Kalzumeus: Don’t Call Yourself A Programmer, And Other Career Advice

This article is great career advice. Even though it’s written for programmers, it’s really for everyone who has a job.  

“Read ad.  Send in resume.  Go to job interview.  Receive offer.” is the exception, not the typical case, for getting employment: Most jobs are never available publicly, just like most worthwhile candidates are not available publicly (see  here).  Information about the position travels at approximately the speed of beer, sometimes lubricated by email.  The decisionmaker at a company knows he needs someone.  He tells his friends and business contacts.  One of them knows someone – family, a roommate from college, someone they met at a conference, an ex-colleague, whatever.  Introductions are made, a meeting happens, and they achieve agreement in principle on the job offer.  Then  the resume/HR department/formal offer dance comes about.

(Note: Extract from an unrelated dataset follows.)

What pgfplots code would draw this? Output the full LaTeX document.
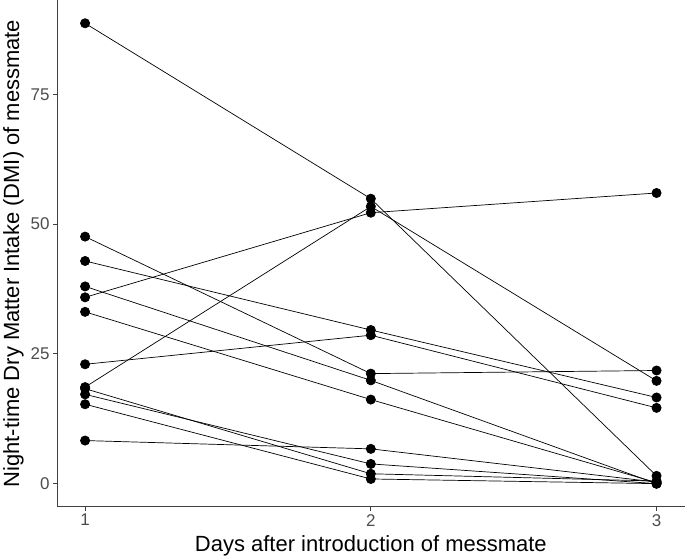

This is disproportionately true of jobs you actually  want  to get.  “First employee at a successful startup” has a certain cachet for a lot of geeks, and virtually none of those got placed by sending in a cover letter to an HR department, in part because two-man startups don’t have enough scar tissue to form HR departments yet.  (P.S. You probably don’t want to be first employee for a startup.  Be the last co-founder instead.)  Want to get a job at Googler?  They have a formal process for giving you a leg up because a Googler likes you.  (They also have multiple informal ways for a Googler who likes you an awful lot to short-circuit that process.  One example: buy the company you work for.  When you have a couple of billion lying around you have many interesting options for solving problems.)

There are many reasons why most hiring happens privately.  One is that publicly visible job offers get spammed by hundreds of resumes (particularly in this economy) from people who are stunningly inappropriate for the position.  The other is that other companies are  so  bad at hiring that, if you don’t have close personal knowledge about the candidate, you might accidentally hire a non-FizzBuzzer.